22 January 2012

Engineering humanitarian steel, by Roel Gijsbers, TU/e

Part of TU/e is the Shelter Research Group whose goal is to actively support the humanitarian aid world with the development of innovative solutions for post-disaster sheltering. The TU/e developed this presentation for the conference upon request of the IFRC SRU. The goal of the presentation was to focus on engineering of steel in humanitarian disaster response contexts, versus best practice approaches as often practiced on the field.

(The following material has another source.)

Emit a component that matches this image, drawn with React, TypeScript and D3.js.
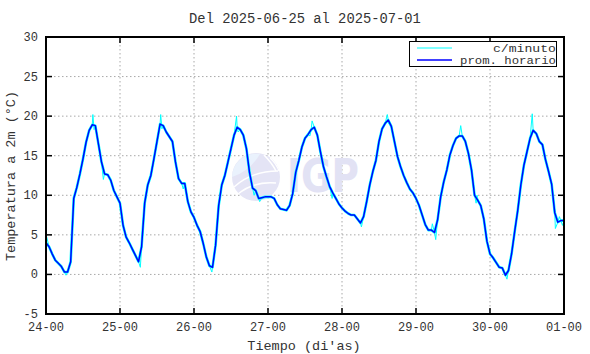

The presenter gives an overview of engineering methods; those based on intuition, rules of thumb, basic and detailed calculations. Five vital structural elements are given (material quality, stability, connection stiffness, foundation, risk reduction and hazard resistance) and elaborated upon. The audience is presented with the question: What level of risk is acceptable and which standards are applicable? In Western countries, acceptable risk is set quite low and comes with high cost. This issue is quite crucial and the challenge is to reconcile acceptable risk with the reality of humanitarian sheltering that is often low-cost and for temporary use.
Several common problems related to engineering for humanitarian shelters are presented, such as a lack of appropriate structural norms and calculation methods. To demonstrate some of these issues, examples of research done by the TU/e in Pakistan and Haiti are given. Some suggestions, (such as different risk profile for different types of loadings) are given as suggestions for solving the problems presented.